Expectation in measure theory I'm reading a book on measure-theoretic probability, and the author defines the expectation of a random variable $X$ on a probability space $(\Omega,\scr H,\mathbb{P})$ as $\int_\Omega Xd\mathbb{P}$, but I'm trying to reconcile this with the definition of expectation found in calc-based probability books $\int_{-\infty}^\infty xf_X(x)dx$, where there's an extra $x$ term in the integrand. My book doesn't do this explicitly.
$$\begin{array}
A(\Omega,\scr H,\mathbb{P}) & \stackrel{X}{\longrightarrow} & (\mathbb{R},\scr B(\mathbb{R})) \\
\ & & \downarrow{Y(x)=x} \\
 & \ & (\mathbb{R},\scr B(\mathbb{R}))
\end{array}
$$
Let $P=\mathbb{P}\circ X^{-1}$ be the distribution of $X$. Since $Y$ is a random variable, we can define the exectation of $\mathbb{E}(Y)$. But since $P(A)=P\circ Y^{-1}(A), \forall A\in\scr B(\mathbb{R})$, $X$ and $Y$ have the same distribution.
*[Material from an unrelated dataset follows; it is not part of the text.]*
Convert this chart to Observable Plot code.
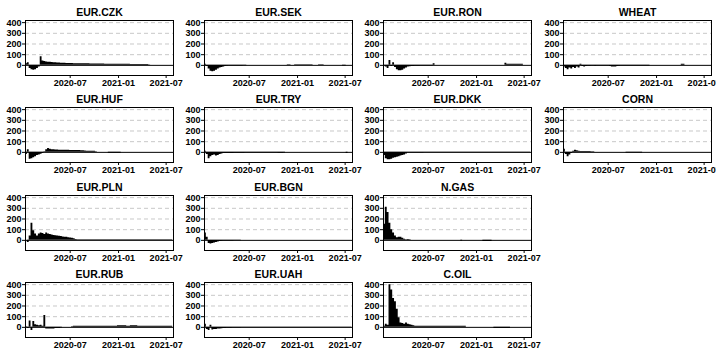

Hence $\mathbb{E}(X)=\mathbb{E}(Y)$, i.e. $\int_\Omega X(\omega)\mathbb{P}(d\omega)=\int_\mathbb{R}Y(x)P(dx)=\int_\mathbb{R}xdP$. I know the Lebesgue measure $\lambda$ on $(\mathbb{R},\scr B(\mathbb{R}))$ is $\sigma$-finite, and I'm assuming, though I'm not sure, that $P$ is absolutely continuous  with respect to the Lebesgue measure, and so by the Radon-Nikodym theorem, $X$ (and $Y$) both admit a density function and $\int_\mathbb{R}xdP=\int_\mathbb{R}x\frac{dP}{d\lambda}d\lambda=\int_\mathbb{R}xf_Xd\lambda=\int_\mathbb{R}xf_Yd\lambda.$
Is this right?
 A: For the probability space $(\Omega, \mathscr F, \mathbb P)$, the random variable $X$ with distribution $F_X$ has Skorokhod representation
$$X(\omega) := \sup \{x \in \mathbb R | F_X(x) < \omega\}$$
It can be shown that in the probability space $(\mathbb R, \mathscr B (\mathbb R), \mathcal L_X)$, the identity random variable
$$Y(\omega) = \omega$$
has distribution $F_Y = F_X$.
Let's take the exponential distribution:
In $((0,1), \mathscr B(0,1), Leb)$, it looks like:
$$X(\omega) = \frac{1}{\lambda}\ln(\frac{1}{1-\omega})$$
or
$$X(1-\omega) = \frac{1}{\lambda}\ln(\frac{1}{\omega})$$
Generally, in $(\Omega, \mathscr F, \mathbb P)$, it looks like:
$$X(\omega) := \sup \{x \in \mathbb R | F_X(x) < \omega\}$$
Specifically, in $(\mathbb R, \mathscr B (\mathbb R), 1-e^{-\lambda x})$, it looks like:
$$X(t) := t$$
The expectations for each are
$$\lambda^{-1} = \int_0^1 \frac{1}{\lambda}\ln(\frac{1}{1-\omega}) d\omega = \int_0^1 \frac{1}{\lambda}\ln(\frac{1}{\omega}) d\omega$$
$$\lambda^{-1} = \int_{\Omega} X d \mathbb P = \int_{\Omega} \sup \{x \in \mathbb R | F_X(x) < \omega\} d \mathbb P(\omega)$$
$$\lambda^{-1} = \int_{\mathbb R} t dF_X(t) = \int_{\mathbb R} t d(1-e^{-\lambda t}) = \int_{\mathbb R} t f_X(t) dt = \int_{\mathbb R} t \lambda e^{-\lambda t} dt$$
A: Your random variable has a density $f_X$ [not all random variables do].  That is, for all Borel sets $A \subseteq \mathbb R$,
$$
\int_A f_X(x)\;dx = \mathbb P[X \in E] .
\tag1$$
From this we will prove: for all measurable functions $\phi : \mathbb R \to \mathbb R$,
$$
\int_{\mathbb R} \phi(x) f_X(x)\;dx = \mathbb E[\phi(X)] .
\tag2$$
Do this as usual in measure theory.  If $\phi = \mathbf1_E$ is an indicator function, then $(2)$ is $(1)$.  Take linear combinations to deduce $(2)$ for simple functions $\phi$.  Take pointwise limits to deduce $(2)$ for measurable functions $\phi$.
Once we have $(2)$, take the function $\phi(x) = x$ to get the result claimed.